2016 has been an annus horribilis for many of us idealists who are still trying to come to terms with a narcissistic President Elect Trump who lacks even a pretense of a moral compass. In a recent interview with Oprah Winfrey, First Lady Michelle Obama put it this way: “We are feeling what not having hope feels like…. We Feel the difference now…. Hope is necessary. It’s a necessary concept.”
I agree that hope is necessary and that if we do not find a collective voice imminently we could lose fundamental, economic rights that we take for granted. Many of these rights disproportionately impact women and it is incumbent upon feminist groups to recognize that basic economic rights a Trump administration could erode, like Social Security, Medicare, or a federal minimum wage, are women’s rights, as well as men’s rights, and that we must coordinate our voices into a primal scream to protect these rights. For example, take Social Security. There is a lot of noise right now that a Trump administration could introduce measures to erode Security benefits and this would disproportionately impact women. For even though women receive only about 75 cents for every dollar a man receives in Social Security retirement benefits, Social Security accounts for almost half of an unmarried woman’s retirement income versus 34 percent for men. Furthermore, nearly half of all elderly unmarried women receiving Social Security benefits relied on Social Security for 90 percent or more of their income, a far higher percentage than for men https://www.ssa.gov/news/press/factsheets/women-alt.pdf. In other words, nearly half of elderly women depend almost exclusively on Social Security to put food on their table in their senior years. Social Security is indeed what separates many women from the proverbial bag lady status we dread in old age. Chipping away at this benefit equates to quietly eroding the dignity of our most vulnerable citizens.

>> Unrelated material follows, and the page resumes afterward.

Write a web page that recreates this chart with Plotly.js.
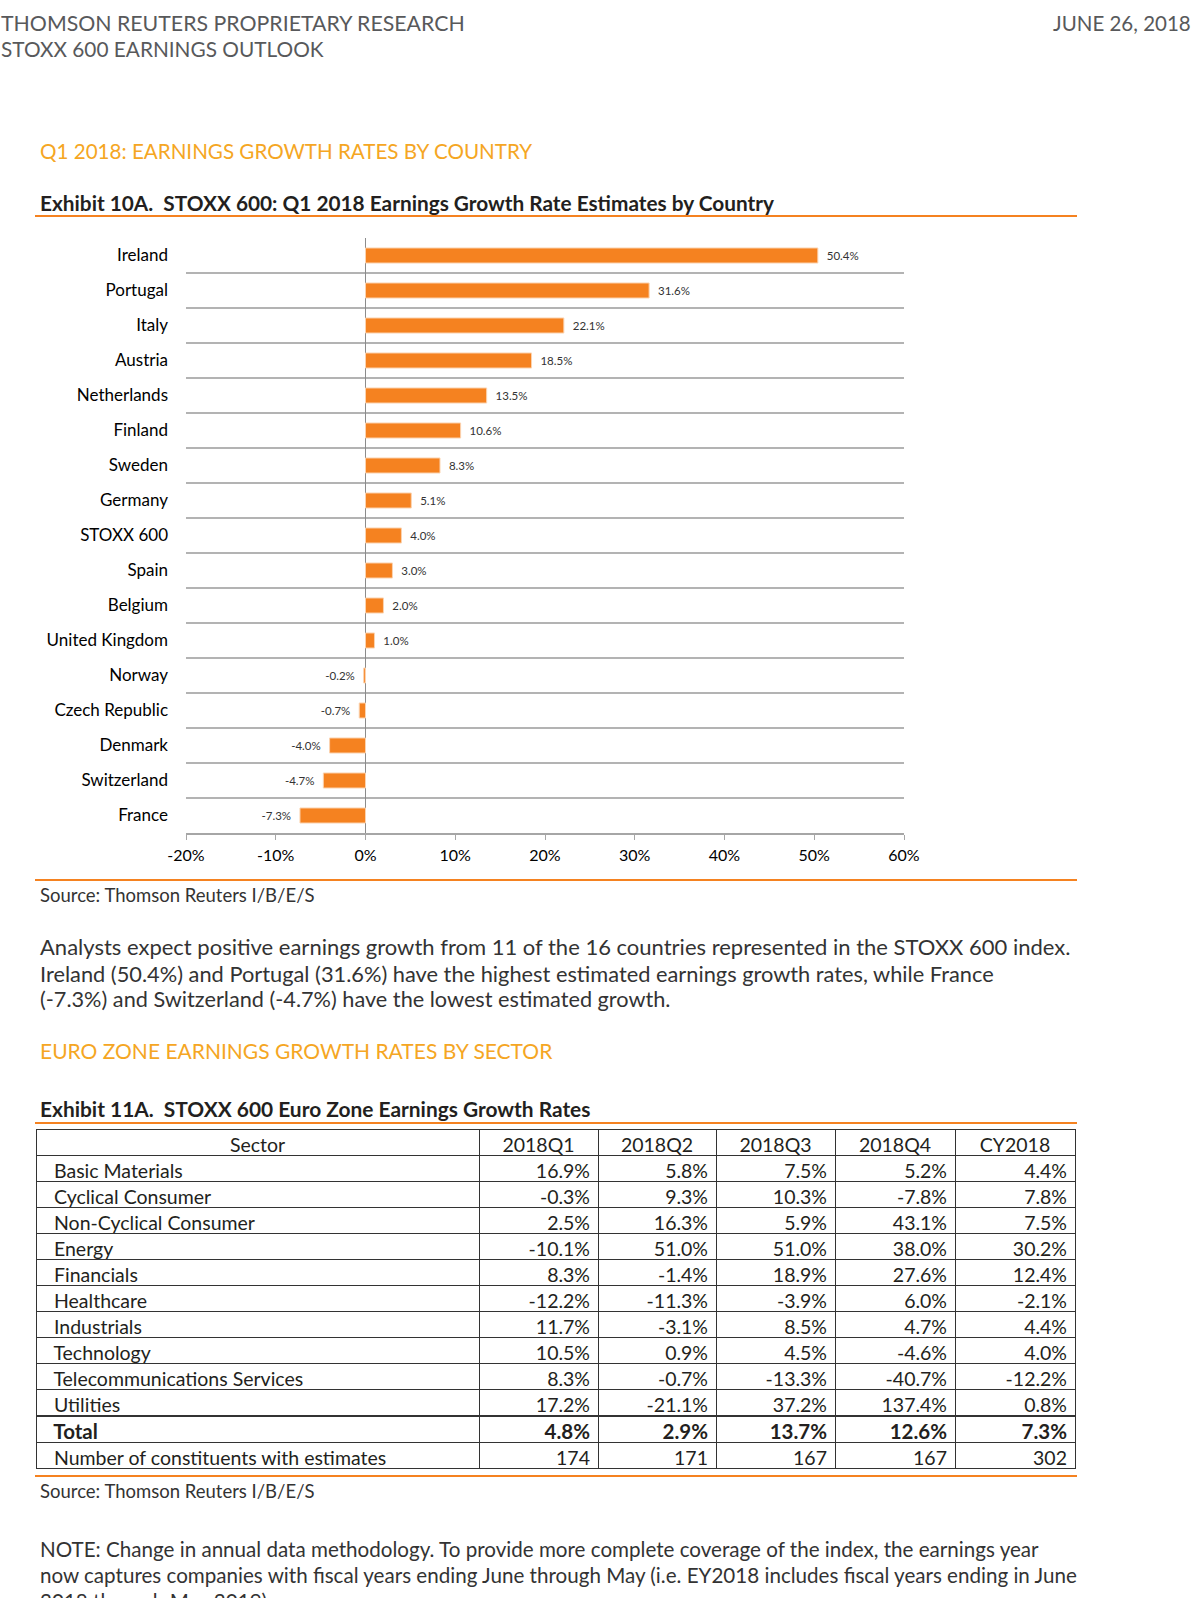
<!DOCTYPE html>
<html>
<head>
<meta charset="utf-8">
<script src="https://cdn.plot.ly/plotly-3.0.1.min.js"></script>
<style>
  html, body { margin: 0; padding: 0; background: #ffffff; }
  #chart { width: 1200px; height: 1598px; }
</style>
</head>
<body>
<div id="chart"></div>
<script>
// ---------- Exhibit 10A data ----------
const countries = ["Ireland", "Portugal", "Italy", "Austria", "Netherlands", "Finland", "Sweden",
  "Germany", "STOXX 600", "Spain", "Belgium", "United Kingdom", "Norway", "Czech Republic",
  "Denmark", "Switzerland", "France"];
const growthQ1 = [50.4, 31.6, 22.1, 18.5, 13.5, 10.6, 8.3, 5.1, 4.0, 3.0, 2.0, 1.0, -0.2, -0.7, -4.0, -4.7, -7.3];
const xTickVals = [-20, -10, 0, 10, 20, 30, 40, 50, 60];

// ---------- Exhibit 11A data ----------
const tableHeader = ["Sector", "2018Q1", "2018Q2", "2018Q3", "2018Q4", "CY2018"];
const sectors = ["Basic Materials", "Cyclical Consumer", "Non-Cyclical Consumer", "Energy", "Financials",
  "Healthcare", "Industrials", "Technology", "Telecommunications Services", "Utilities"];
const q1 = [16.9, -0.3, 2.5, -10.1, 8.3, -12.2, 11.7, 10.5, 8.3, 17.2];
const q2 = [5.8, 9.3, 16.3, 51.0, -1.4, -11.3, -3.1, 0.9, -0.7, -21.1];
const q3 = [7.5, 10.3, 5.9, 51.0, 18.9, -3.9, 8.5, 4.5, -13.3, 37.2];
const q4 = [5.2, -7.8, 43.1, 38.0, 27.6, 6.0, 4.7, -4.6, -40.7, 137.4];
const cy = [4.4, 7.8, 7.5, 30.2, 12.4, -2.1, 4.4, 4.0, -12.2, 0.8];
const totalLabel = "Total";
const totals = [4.8, 2.9, 13.7, 12.6, 7.3];
const countLabel = "Number of constituents with estimates";
const counts = [174, 171, 167, 167, 302];

// ---------- helpers ----------
const W = 1200, H = 1598;
const px = x => x / W;
const py = y => 1 - y / H;
const FONT = "Lato, 'Noto Sans', sans-serif";
const ORANGE = "#f58220";
const GOLD = "#f5a623";
const NB = "\u00a0";
const pct = v => v.toFixed(1) + "%";
const pad = s => NB + NB + s;

// table geometry (pixels)
const TBL_TOP = 1129, ROW_H = 26, TBL_L = 36, TBL_R = 1075;
const colWidths = [443, 119, 118, 119, 120, 120];
const colAlign = ["left", "right", "right", "right", "right", "right"];
const LINE = { color: "#333333", width: 1 };
const WHITE = { color: "#ffffff" };
const TFONT = { family: FONT, size: 19.5, color: "#231f20" };

const valueCols = [q1, q2, q3, q4, cy];
const mainCols = [sectors.map(pad)].concat(valueCols.map(col => col.map(pct)));
const mainBottom = TBL_TOP + ROW_H * (sectors.length + 1);
const totalTop = mainBottom + 1;

const barTrace = {
  type: "bar",
  orientation: "h",
  y: countries,
  x: growthQ1,
  width: 0.43,
  marker: { color: ORANGE, line: { color: "#fbd3b0", width: 1 } },
  text: growthQ1.map(v => v >= 0 ? NB + NB + pct(v) : pct(v) + NB + NB),
  textposition: "outside",
  cliponaxis: false,
  textfont: { family: FONT, size: 11.5, color: "#333333" },
  hoverinfo: "none",
  xaxis: "x",
  yaxis: "y"
};

const tableMain = {
  type: "table",
  domain: { x: [px(TBL_L), px(TBL_R)], y: [py(mainBottom + 1), py(TBL_TOP)] },
  columnwidth: colWidths,
  header: { values: tableHeader, align: "center", height: ROW_H, font: TFONT, line: LINE, fill: WHITE },
  cells: { values: mainCols, align: colAlign, height: ROW_H, font: TFONT, line: LINE, fill: WHITE }
};

// Total row (bold, drawn as the header of a second table) + constituent counts
const tableTotal = {
  type: "table",
  domain: { x: [px(TBL_L), px(TBL_R)], y: [py(totalTop + 2 * ROW_H + 10), py(totalTop)] },
  columnwidth: colWidths,
  header: {
    values: [pad(totalLabel)].concat(totals.map(pct)),
    align: colAlign, height: ROW_H,
    font: { family: FONT, size: 20.5, color: "#231f20", weight: "bold" },
    line: LINE, fill: WHITE
  },
  cells: {
    values: [[pad(countLabel)]].concat(counts.map(c => [String(c)])),
    align: colAlign, height: ROW_H, font: TFONT, line: LINE, fill: WHITE
  }
};

function txt(text, x, y, opts) {
  opts = opts || {};
  return {
    text: text, xref: "paper", yref: "paper", x: px(x), y: py(y),
    xanchor: opts.xanchor || "left", yanchor: "middle", showarrow: false,
    font: { family: FONT, size: opts.size || 20, color: opts.color || "#333333" }
  };
}

const annotations = [
  txt("THOMSON REUTERS PROPRIETARY RESEARCH", -1, 23, { color: "#58595b", size: 21.3 }),
  txt("STOXX 600 EARNINGS OUTLOOK", -1, 48, { color: "#58595b", size: 20.8 }),
  txt("JUNE 26, 2018", 1193, 23, { color: "#58595b", size: 20.5, xanchor: "right" }),
  txt("Q1 2018: EARNINGS GROWTH RATES BY COUNTRY", 38, 151, { color: GOLD, size: 20.6 }),
  txt("<b>Exhibit 10A.  STOXX 600: Q1 2018 Earnings Growth Rate Estimates by Country</b>", 38, 202, { color: "#231f20", size: 20.8 }),
  txt("Source: Thomson Reuters I/B/E/S", 38, 895, { color: "#333333", size: 18.5 }),
  txt("Analysts expect positive earnings growth from 11 of the 16 countries represented in the STOXX 600 index.", 38, 947, { size: 22 }),
  txt("Ireland (50.4%) and Portugal (31.6%) have the highest estimated earnings growth rates, while France", 38, 973, { size: 21.8 }),
  txt("(-7.3%) and Switzerland (-4.7%) have the lowest estimated growth.", 38, 999, { size: 21.7 }),
  txt("EURO ZONE EARNINGS GROWTH RATES BY SECTOR", 38, 1050, { color: GOLD, size: 21 }),
  txt("<b>Exhibit 11A.  STOXX 600 Euro Zone Earnings Growth Rates</b>", 38, 1108, { color: "#231f20", size: 20.9 }),
  txt("Source: Thomson Reuters I/B/E/S", 38, 1491, { color: "#333333", size: 18.5 }),
  txt("NOTE: Change in annual data methodology. To provide more complete coverage of the index, the earnings year", 38, 1549, { size: 20.6 }),
  txt("now captures companies with fiscal years ending June through May (i.e. EY2018 includes fiscal years ending in June", 38, 1575, { size: 20.6 }),
  txt("2018 through May 2019).", 38, 1601, { size: 20.6 })
];

function rule(y) {
  return { type: "line", xref: "paper", yref: "paper", x0: px(35), x1: px(1077), y0: py(y), y1: py(y),
    line: { color: ORANGE, width: 2 } };
}

const layout = {
  width: W, height: H,
  margin: { l: 0, r: 0, t: 0, b: 0 },
  paper_bgcolor: "#ffffff",
  plot_bgcolor: "#ffffff",
  showlegend: false,
  xaxis: {
    domain: [px(186), px(904)],
    range: [-20, 60],
    tickvals: xTickVals,
    ticktext: xTickVals.map(v => v + "%"),
    showgrid: false,
    zeroline: true, zerolinecolor: "#8c8c8c", zerolinewidth: 1,
    showline: true, linecolor: "#a6a6a6", linewidth: 1.5,
    ticks: "outside", ticklen: 5, tickcolor: "#a6a6a6", tickwidth: 1,
    ticklabelstandoff: 2,
    tickfont: { family: FONT, size: 16, color: "#000000" },
    anchor: "y",
    fixedrange: true
  },
  yaxis: {
    domain: [py(833), py(238)],
    type: "category",
    autorange: "reversed",
    tickson: "boundaries",
    showgrid: true, gridcolor: "#b3b3b3", gridwidth: 1.5,
    ticks: "",
    ticklabelstandoff: 17,
    tickfont: { family: FONT, size: 17, color: "#000000" },
    showline: false,
    zeroline: false,
    fixedrange: true
  },
  annotations: annotations,
  shapes: [rule(216), rule(880), rule(1123), rule(1476)]
};

Plotly.newPlot("chart", [barTrace, tableMain, tableTotal], layout, { displayModeBar: false, staticPlot: true });
</script>
</body>
</html>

While Trump campaigned not to cut Social Security, he has surrounded himself with advisors who want to reduce benefits by raising the Social Security retirement age to 69 and by cutting benefit amounts over time. These policy remedies would be regressive and a cave to business interests which oppose the other obvious policy prescription to address long term Social Security solvency, namely removing the cap on Social Security payroll taxes.
If we are honest with ourselves, we need to recognize that most Americans are not able to save enough for our retirement. While in theory we like to uphold the concept of individualism and self-reliance, most can barely make our paychecks meet today’s demands, given soaring healthcare and college costs. We just don’t get around to saving for retirement. Indeed, more than half of Americans and 63 percent of women have under $10,000 in retirement savings according to a recent survey https://www.gobankingrates.com/retirement/1-3-americans-0-saved-retirement/.
So why would we allow cuts to Social Security, the very institution that separates us from abject poverty in old age? This could only happen if we lose hope that our voices matter and we remain silent.
So let’s show Michelle Obama that we have the resolve to remain hopeful. Let’s fight for Social Security in 2017.